Code that draws figures
+++

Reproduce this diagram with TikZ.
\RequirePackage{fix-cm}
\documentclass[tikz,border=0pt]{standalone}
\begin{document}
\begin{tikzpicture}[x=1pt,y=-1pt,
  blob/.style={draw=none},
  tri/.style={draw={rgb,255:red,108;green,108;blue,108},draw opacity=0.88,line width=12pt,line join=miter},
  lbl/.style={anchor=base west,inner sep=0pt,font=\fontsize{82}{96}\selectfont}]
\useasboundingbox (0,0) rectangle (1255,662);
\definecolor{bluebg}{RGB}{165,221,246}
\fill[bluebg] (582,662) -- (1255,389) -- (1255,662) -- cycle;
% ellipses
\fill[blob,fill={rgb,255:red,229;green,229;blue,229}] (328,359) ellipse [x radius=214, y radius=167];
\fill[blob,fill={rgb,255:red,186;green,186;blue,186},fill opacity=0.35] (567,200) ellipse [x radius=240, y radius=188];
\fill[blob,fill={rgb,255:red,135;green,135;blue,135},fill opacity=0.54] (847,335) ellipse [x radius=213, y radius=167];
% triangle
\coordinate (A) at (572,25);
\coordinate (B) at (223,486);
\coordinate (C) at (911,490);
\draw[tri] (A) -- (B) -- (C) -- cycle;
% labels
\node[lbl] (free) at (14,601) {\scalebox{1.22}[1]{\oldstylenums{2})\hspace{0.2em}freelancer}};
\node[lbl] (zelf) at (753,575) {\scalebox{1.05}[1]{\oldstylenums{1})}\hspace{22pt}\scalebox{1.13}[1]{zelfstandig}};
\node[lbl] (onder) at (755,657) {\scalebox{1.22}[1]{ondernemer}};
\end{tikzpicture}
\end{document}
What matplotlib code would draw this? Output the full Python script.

+++

WHAT TO WORK ON
Each of the records should be retyped exactly.

WRITTEN ANSWER
Reproduce this diagram with TikZ.
\RequirePackage{fix-cm}
\documentclass[tikz,border=0pt]{standalone}
\begin{document}
\begin{tikzpicture}[x=1pt,y=-1pt,
  blob/.style={draw=none},
  tri/.style={draw={rgb,255:red,108;green,108;blue,108},draw opacity=0.88,line width=12pt,line join=miter},
  lbl/.style={anchor=base west,inner sep=0pt,font=\fontsize{82}{96}\selectfont}]
\useasboundingbox (0,0) rectangle (1255,662);
\definecolor{bluebg}{RGB}{165,221,246}
\fill[bluebg] (582,662) -- (1255,389) -- (1255,662) -- cycle;
% ellipses
\fill[blob,fill={rgb,255:red,229;green,229;blue,229}] (328,359) ellipse [x radius=214, y radius=167];
\fill[blob,fill={rgb,255:red,186;green,186;blue,186},fill opacity=0.35] (567,200) ellipse [x radius=240, y radius=188];
\fill[blob,fill={rgb,255:red,135;green,135;blue,135},fill opacity=0.54] (847,335) ellipse [x radius=213, y radius=167];
% triangle
\coordinate (A) at (572,25);
\coordinate (B) at (223,486);
\coordinate (C) at (911,490);
\draw[tri] (A) -- (B) -- (C) -- cycle;
% labels
\node[lbl] (free) at (14,601) {\scalebox{1.22}[1]{\oldstylenums{2})\hspace{0.2em}freelancer}};
\node[lbl] (zelf) at (753,575) {\scalebox{1.05}[1]{\oldstylenums{1})}\hspace{22pt}\scalebox{1.13}[1]{zelfstandig}};
\node[lbl] (onder) at (755,657) {\scalebox{1.22}[1]{ondernemer}};
\end{tikzpicture}
\end{document}
What matplotlib code would draw this? Output the full Python script.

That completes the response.